Judgements

Karnataka Synthetics Procesors … vs Commissioner Of Customs (E.P.) on 6 August, 2004

Customs, Excise and Gold Tribunal – Mumbai
Karnataka Synthetics Procesors … vs Commissioner Of Customs (E.P.) on 6 August, 2004
Equivalent citations: 2004 (178) ELT 661 Tri Mumbai
Bench: R K Jeet


ORDER

Jeet Ram Kait

1. This appeal filed by Karnataka Synthetics Processors (Export), Pvt Ltd, the appellants herein are directed against the order in Original No. 161/2001/CAC/CC/SPS dated 19.4.2001 (issued on 23.04.2001), by which the Commissioner has ordered confiscation of goods viz. 44 cartons of Dyed fabrics manufactured out of spun yarn from man-made fibber, with option to redeem the same on payment of fine of Rs 50,000/-. He has also imposed a penalty of Rs 25,000/- on the appellants.

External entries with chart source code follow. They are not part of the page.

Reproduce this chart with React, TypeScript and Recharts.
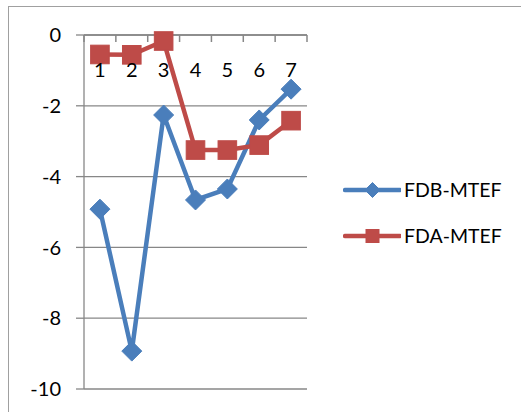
import React from 'react';
import { LineChart, Line, XAxis, YAxis, CartesianGrid, Legend } from 'recharts';

// Periods on the category axis and the two series plotted against them
const periods = [1, 2, 3, 4, 5, 6, 7];
const fdbMtef = [-4.92, -8.93, -2.26, -4.66, -4.35, -2.4, -1.53];
const fdaMtef = [-0.55, -0.56, -0.17, -3.25, -3.25, -3.11, -2.42];
const yTicks = [0, -2, -4, -6, -8, -10];
// Tick marks fall between categories, labels on the categories themselves
const boundaryTicks = [0.5, 1.5, 2.5, 3.5, 4.5, 5.5, 6.5, 7.5];
const xTicks = [...periods, ...boundaryTicks].sort((a, b) => a - b);
const legendOrder = ['fdb', 'fda'];

const BLUE = '#4A7EBB';
const RED = '#BE4B48';
const AXIS = '#878787';
const FONT = 'Lato, "Open Sans", sans-serif';

const data = periods.map((p, i) => ({ period: p, fdb: fdbMtef[i], fda: fdaMtef[i] }));

const seriesShapes: Record<string, 'diamond' | 'square'> = { fdb: 'diamond', fda: 'square' };

function Marker({ cx, cy, color, shape, size }: { cx: number; cy: number; color: string; shape: string; size: number }) {
  if (shape === 'diamond') {
    const pts = `${cx},${cy - size} ${cx + size},${cy} ${cx},${cy + size} ${cx - size},${cy}`;
    return <polygon points={pts} fill={color} stroke={color} strokeWidth={1} />;
  }
  return <rect x={cx - size} y={cy - size} width={size * 2} height={size * 2} fill={color} stroke={color} strokeWidth={1} />;
}

const diamondDot = (props: any) => (
  <g key={`fdb-${props.index}`}>
    <Marker cx={props.cx} cy={props.cy} color={BLUE} shape="diamond" size={10} />
  </g>
);

const squareDot = (props: any) => (
  <g key={`fda-${props.index}`}>
    <Marker cx={props.cx} cy={props.cy} color={RED} shape="square" size={9.3} />
  </g>
);

// The category axis runs along the top at 0: tick marks point down into the
// plot at the boundaries, and the period numbers sit just below the line
const PeriodTick = (props: any) => {
  const { x, y, payload } = props;
  if (!Number.isInteger(payload.value)) {
    return <line x1={x} y1={y} x2={x} y2={y + 7} stroke={AXIS} strokeWidth={1.5} />;
  }
  return (
    <text x={x} y={y + 42} textAnchor="middle" fill="#000" fontSize={20} fontFamily={FONT}>
      {payload.value}
    </text>
  );
};

const renderLegend = (props: any) => {
  const payload = [...(props.payload || [])].sort(
    (a: any, b: any) => legendOrder.indexOf(a.dataKey) - legendOrder.indexOf(b.dataKey)
  );
  return (
    <div style={{ fontFamily: FONT }}>
      {payload.map((entry: any) => (
        <div
          key={entry.value}
          style={{ display: 'flex', alignItems: 'center', height: 24, marginBottom: 22 }}
        >
          <svg width={58} height={24} style={{ display: 'block' }}>
            <line x1={2} y1={12} x2={57} y2={12} stroke={entry.color} strokeWidth={4.5} strokeLinecap="round" />
            <Marker
              cx={29.5}
              cy={12}
              color={entry.color}
              shape={seriesShapes[entry.dataKey] || 'square'}
              size={seriesShapes[entry.dataKey] === 'diamond' ? 7.5 : 6.5}
            />
          </svg>
          <span style={{ marginLeft: 3, fontSize: 19.5, color: '#000', lineHeight: '24px' }}>{entry.value}</span>
        </div>
      ))}
    </div>
  );
};

export default function App() {
  return (
    <div style={{ position: 'absolute', left: 0, top: 0, width: 521, height: 412, background: '#fff', fontFamily: FONT }}>
      <div
        style={{
          position: 'absolute',
          left: 8,
          top: 6,
          width: 513,
          height: 406,
          borderTop: '1.5px solid #a0a0a0',
          borderLeft: '1.5px solid #a0a0a0',
          boxSizing: 'border-box',
        }}
      />
      <div style={{ position: 'absolute', left: 0, top: 0 }}>
        <LineChart width={521} height={412} data={data} margin={{ top: 34, left: 83, right: 214, bottom: 23 }}>
          <CartesianGrid horizontal vertical={false} stroke={AXIS} strokeWidth={1.3} />
          <XAxis
            dataKey="period"
            type="number"
            domain={[0.5, 7.5]}
            allowDataOverflow
            ticks={xTicks}
            interval={0}
            orientation="top"
            height={1}
            tickSize={0}
            tickMargin={0}
            axisLine={{ stroke: AXIS, strokeWidth: 1.3 }}
            tickLine={false}
            tick={PeriodTick}
          />
          <YAxis
            type="number"
            domain={[-10, 0]}
            ticks={yTicks}
            interval={0}
            width={1}
            tickSize={8}
            tickMargin={15}
            axisLine={{ stroke: AXIS, strokeWidth: 1.3 }}
            tickLine={{ stroke: AXIS, strokeWidth: 1.3 }}
            tick={{ fill: '#000', fontSize: 20, fontFamily: FONT }}
          />
          <Line
            dataKey="fdb"
            name="FDB-MTEF"
            stroke={BLUE}
            strokeWidth={4.5}
            dot={diamondDot}
            activeDot={false}
            isAnimationActive={false}
          />
          <Line
            dataKey="fda"
            name="FDA-MTEF"
            stroke={RED}
            strokeWidth={4.5}
            dot={squareDot}
            activeDot={false}
            isAnimationActive={false}
          />
          <Legend
            layout="vertical"
            align="center"
            verticalAlign="middle"
            wrapperStyle={{ left: 343, top: 178, width: 175, height: 90 }}
            content={renderLegend}
          />
        </LineChart>
      </div>
    </div>
  );
}
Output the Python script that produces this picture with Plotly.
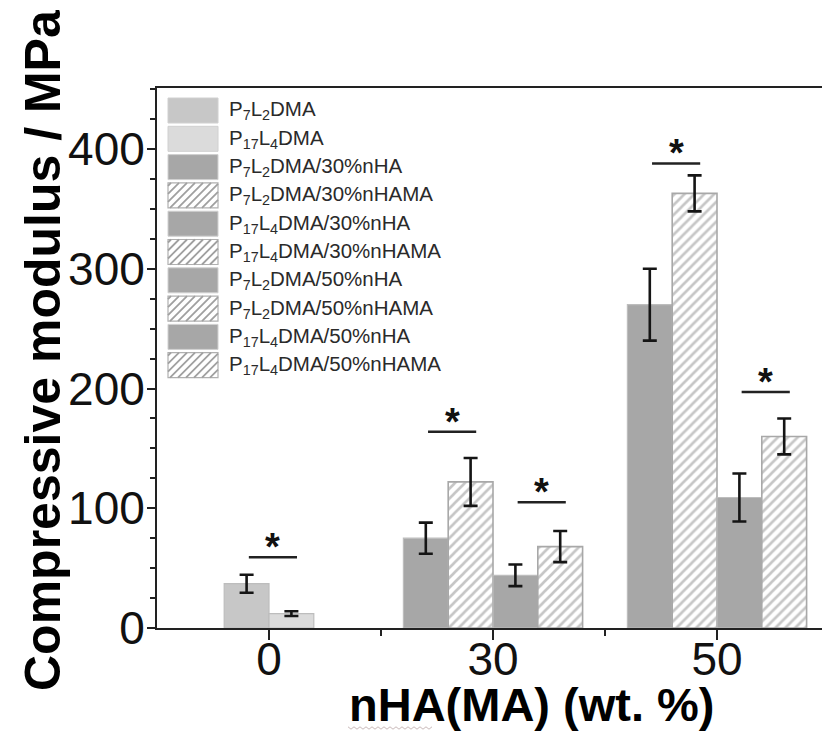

2. Brief facts of the case are that the appellants herein are merchant exporters. Shipping Bill 1000014968 dated 28.3.200 for export of the goods were filed under exporter’s signature by one M/s Bharat Overseas Communicators, CHA No. 11/658. The goods were consigned to M/s Oceana International Trading, PO Box No. 411, Dubai, UAE. On examination of the goods by the Docks staff at STP, it was found that the fabrics were stamped as ‘Made in Shanghai-China” whereas in the shipping bill it was mentioned as “Made in India”. Statement was obtained from Shri Ramesh Agarwal, Director of the appellants, under Section 108 of the Customs Act, 1962 wherein he interlaia admitted that the export goods covered by the said shipping bill were stamped as ‘Made in Shanghai-China” as against what was declared in the shipping bill as “Made in India”. The exporter admitted the lapse and has prayed for leniency. On the request of the exporter, right of issue of cause notice was waived and the appellants were granted personal hearing on 19.4.2001 and after due process of law, the impugned order was passed as rioted above.

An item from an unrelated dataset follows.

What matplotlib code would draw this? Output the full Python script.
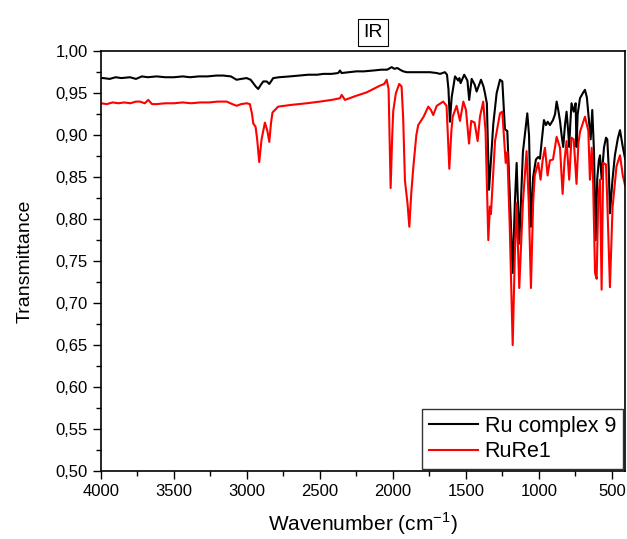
import matplotlib
matplotlib.use("Agg")
import matplotlib.pyplot as plt
from matplotlib.ticker import MultipleLocator, FuncFormatter

plt.rcParams['font.family'] = ['Liberation Sans', 'DejaVu Sans']
plt.rcParams['mathtext.fontset'] = 'custom'
plt.rcParams['mathtext.rm'] = 'Liberation Sans'

# Ru complex 9 (black) : wavenumber (cm-1), transmittance
ru_wn = [4000, 3984, 3940, 3900, 3860, 3801, 3760, 3720, 3680, 3619, 3560, 3500, 3440, 3390,
         3330, 3270, 3210, 3162, 3110, 3071, 3040, 3002, 2975, 2957, 2940, 2923, 2905, 2888,
         2865, 2847, 2820, 2780, 2705, 2640, 2580, 2520, 2477, 2420, 2375, 2363, 2352, 2300,
         2250, 2200, 2135, 2080, 2040, 2009, 1990, 1970, 1952, 1930, 1906, 1860, 1815, 1747,
         1700, 1678, 1644, 1630, 1620, 1610, 1598, 1575, 1553, 1545, 1537, 1512, 1490, 1478,
         1461, 1440, 1427, 1397, 1380, 1370, 1357, 1342, 1331, 1313, 1290, 1267, 1251, 1233,
         1217, 1200, 1180, 1165, 1153, 1135, 1110, 1080, 1068, 1055, 1040, 1021, 1005, 993,
         980, 966, 952, 940, 925, 904, 890, 879, 868, 856, 845, 834, 822, 811, 800, 793,
         785, 777, 762, 749, 743, 735, 719, 700, 685, 672, 662, 646, 635, 623, 612, 601,
         590, 582, 571, 555, 541, 532, 522, 514, 496, 480, 460, 445, 426, 410]
ru_t = [0.968, 0.968, 0.967, 0.969, 0.968, 0.969, 0.967, 0.970, 0.969, 0.970, 0.969, 0.969, 0.970, 0.969,
        0.970, 0.970, 0.971, 0.971, 0.970, 0.966, 0.967, 0.968, 0.966, 0.962, 0.958, 0.955, 0.960, 0.964,
        0.964, 0.961, 0.968, 0.969, 0.970, 0.971, 0.972, 0.972, 0.973, 0.973, 0.974, 0.977, 0.974, 0.975,
        0.976, 0.976, 0.977, 0.978, 0.978, 0.981, 0.979, 0.980, 0.978, 0.976, 0.975, 0.975, 0.975, 0.975,
        0.974, 0.973, 0.975, 0.972, 0.955, 0.916, 0.945, 0.970, 0.965, 0.968, 0.962, 0.972, 0.965, 0.942,
        0.967, 0.960, 0.952, 0.966, 0.958, 0.950, 0.938, 0.835, 0.864, 0.913, 0.950, 0.966, 0.964, 0.907,
        0.905, 0.830, 0.736, 0.820, 0.867, 0.771, 0.880, 0.926, 0.900, 0.791, 0.850, 0.871, 0.874, 0.872,
        0.895, 0.918, 0.912, 0.916, 0.912, 0.918, 0.925, 0.940, 0.930, 0.917, 0.900, 0.886, 0.912, 0.928,
        0.905, 0.886, 0.915, 0.938, 0.928, 0.938, 0.886, 0.925, 0.944, 0.950, 0.954, 0.945, 0.926, 0.895,
        0.930, 0.880, 0.775, 0.848, 0.870, 0.876, 0.848, 0.885, 0.897, 0.895, 0.860, 0.807, 0.848, 0.876,
        0.896, 0.906, 0.886, 0.872]

# RuRe1 (red)
rr_wn = [4000, 3960, 3920, 3880, 3840, 3800, 3760, 3733, 3700, 3676, 3650, 3619, 3560, 3500,
         3440, 3380, 3320, 3260, 3200, 3139, 3100, 3071, 3040, 3002, 2980, 2965, 2957, 2941,
         2930, 2916, 2900, 2877, 2860, 2847, 2835, 2825, 2786, 2700, 2591, 2500, 2420, 2363,
         2351, 2329, 2250, 2180, 2135, 2089, 2060, 2043, 2030, 2016, 2005, 1998, 1980, 1957,
         1941, 1930, 1918, 1900, 1888, 1875, 1861, 1840, 1827, 1790, 1758, 1740, 1724, 1700,
         1656, 1633, 1614, 1600, 1591, 1564, 1541, 1518, 1500, 1479, 1464, 1441, 1420, 1404,
         1382, 1366, 1347, 1336, 1329, 1301, 1267, 1251, 1228, 1217, 1200, 1180, 1165, 1153,
         1135, 1110, 1085, 1070, 1055, 1040, 1029, 1005, 989, 975, 959, 941, 925, 904,
         879, 856, 838, 825, 811, 793, 777, 762, 743, 730, 719, 685, 662, 651, 639, 630,
         623, 616, 605, 594, 582, 571, 560, 541, 532, 514, 496, 469, 445, 426, 417, 410]
rr_t = [0.938, 0.937, 0.939, 0.938, 0.939, 0.938, 0.940, 0.940, 0.938, 0.942, 0.937, 0.937, 0.938, 0.938,
        0.939, 0.938, 0.939, 0.939, 0.940, 0.940, 0.937, 0.935, 0.937, 0.938, 0.937, 0.925, 0.914, 0.910,
        0.895, 0.868, 0.895, 0.915, 0.905, 0.892, 0.915, 0.927, 0.934, 0.936, 0.938, 0.940, 0.942, 0.944,
        0.948, 0.942, 0.947, 0.951, 0.955, 0.959, 0.961, 0.966, 0.955, 0.837, 0.900, 0.929, 0.950, 0.961,
        0.958, 0.920, 0.846, 0.818, 0.791, 0.830, 0.861, 0.900, 0.912, 0.922, 0.934, 0.930, 0.924, 0.935,
        0.940, 0.935, 0.860, 0.905, 0.922, 0.935, 0.917, 0.940, 0.930, 0.890, 0.917, 0.915, 0.893, 0.922,
        0.940, 0.905, 0.775, 0.815, 0.806, 0.893, 0.926, 0.928, 0.867, 0.880, 0.790, 0.650, 0.760, 0.819,
        0.718, 0.820, 0.881, 0.820, 0.718, 0.820, 0.852, 0.867, 0.847, 0.870, 0.885, 0.852, 0.870, 0.871,
        0.898, 0.885, 0.830, 0.870, 0.893, 0.847, 0.897, 0.895, 0.842, 0.890, 0.904, 0.922, 0.905, 0.847,
        0.885, 0.850, 0.790, 0.736, 0.729, 0.824, 0.847, 0.716, 0.867, 0.865, 0.820, 0.719, 0.814, 0.863,
        0.876, 0.852, 0.845, 0.840]

series_names = ['Ru complex 9', 'RuRe1']

fig = plt.figure(figsize=(6.27, 5.39), dpi=100)
ax = fig.add_axes([0.161, 0.126, 0.836, 0.779])

ax.plot(ru_wn, ru_t, color='black', lw=1.5, label=series_names[0])
ax.plot(rr_wn, rr_t, color='#ff0000', lw=1.5, label=series_names[1])

ax.set_xlim(4000, 410)
ax.set_ylim(0.50, 1.00)
ax.xaxis.set_major_locator(MultipleLocator(500))
ax.xaxis.set_minor_locator(MultipleLocator(250))
ax.yaxis.set_major_locator(MultipleLocator(0.05))
ax.yaxis.set_minor_locator(MultipleLocator(0.025))
ax.yaxis.set_major_formatter(FuncFormatter(lambda v, p: f"{v:.2f}".replace('.', ',')))
ax.tick_params(which='major', direction='out', length=6, width=1, labelsize=12)
ax.tick_params(which='minor', direction='out', length=3.5, width=1)
for s in ax.spines.values():
    s.set_linewidth(1.2)

ax.set_xlabel('Wavenumber (cm$^{\\mathregular{-1}}$)', fontsize=15, labelpad=8)
ax.set_ylabel('Transmittance', fontsize=14, labelpad=16)

ax.text(0.519, 1.045, 'IR', transform=ax.transAxes, ha='center', va='center', fontsize=14,
        bbox=dict(boxstyle='square,pad=0.25', facecolor='white', edgecolor='black', lw=0.8))

leg = ax.legend(loc='lower right', fontsize=15.5, frameon=True, fancybox=False, edgecolor='black',
                borderpad=0.3, handlelength=2.3, handletextpad=0.3, labelspacing=0.2,
                borderaxespad=0.12)
leg.get_frame().set_linewidth(1.0)

fig.savefig('out.png', dpi=100)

3. Shri.J M Patel, learned Counsel for the appellants submitted that the shipping bill had clearly mentioned the country of manufacture as “Made in India – Not used after manufacture” and the appellants had explained that the stamping on the goods as “Made in China” was done as per the specific requirement of the buyer and he has also cited a letter to that effect from the buyer. He has submitted that by doing, it cannot be said that the appellants have committed contravention of the provisions of the Customs Act. He submitted that vide their letter dated 18.04.2001, the appellants had expressed their willingness to affix the stampings in consonance with what was declared in the shipping bill. He has further submitted that inasmuch as there was no misdeclaration with reference to the country of origin of the goods in the shipping bill and inasmuch as the goods were also cleared by the Central Excise Department under AR-4 form, he prayed for setting aside the impugned order and allowing the appeal.

4. Shri MH Shaikh, learned JDR appearing for the Revenue reiterated the department’s view and prayed for rejection of the appeal.

5. I have considered the rival submissions and gone through the case records. I observe that the Commissioner in the finding portion of the order has reached a conclusion that the appellants (exporter) have contravened the provisions of Section 11 and Section 50(2) of the Customs Act, read with Section 74 of the Trade and Merchandise Marks Act, 1958, The Commissioner has not been able to show any Notification issued under Section 11 of the Act prohibiting export of textile fabrics in case the exporter has marked the goods as manufactured “In China”. Such goods have not been declared as “specified goods”, export of which is prohibited. Except silver, no other goods have been specified as prohibited goods for export outside the country. Therefore, I am of the view that order of confiscation of the goods was not in accordance with law. Consequently, penalty on the appellants under Section 114(1) is not imposable. I also observe that though the adjudicating authority has mentioned the penal provision in the finding portion of the order, he has not indicated in the order portion, under which particular Section, penalty has been imposed. The exporter has also not contravened the provisions of Section 50(2) since he has presented the shipping bill and subscribed to the declaration of the goods. Further, in view of the fact that the exporter has clearly mentioned in the Shipping bill the fact that the goods have been manufactured in India, and the goods were sealed and stuffed by the Central Excise Officers, the mere fact that it has not been mentioned so, on the fabrics itself, cannot be a reason for the alleged contravention of Section 74 of the Trade and Merchandise Marks Act, 1958. In view of what has been discussed above, I set aside the impugned order and allow the appeal with consequential relief if any.

6. Operative portion of this order was pronounced in the open Court on 6.8.2004.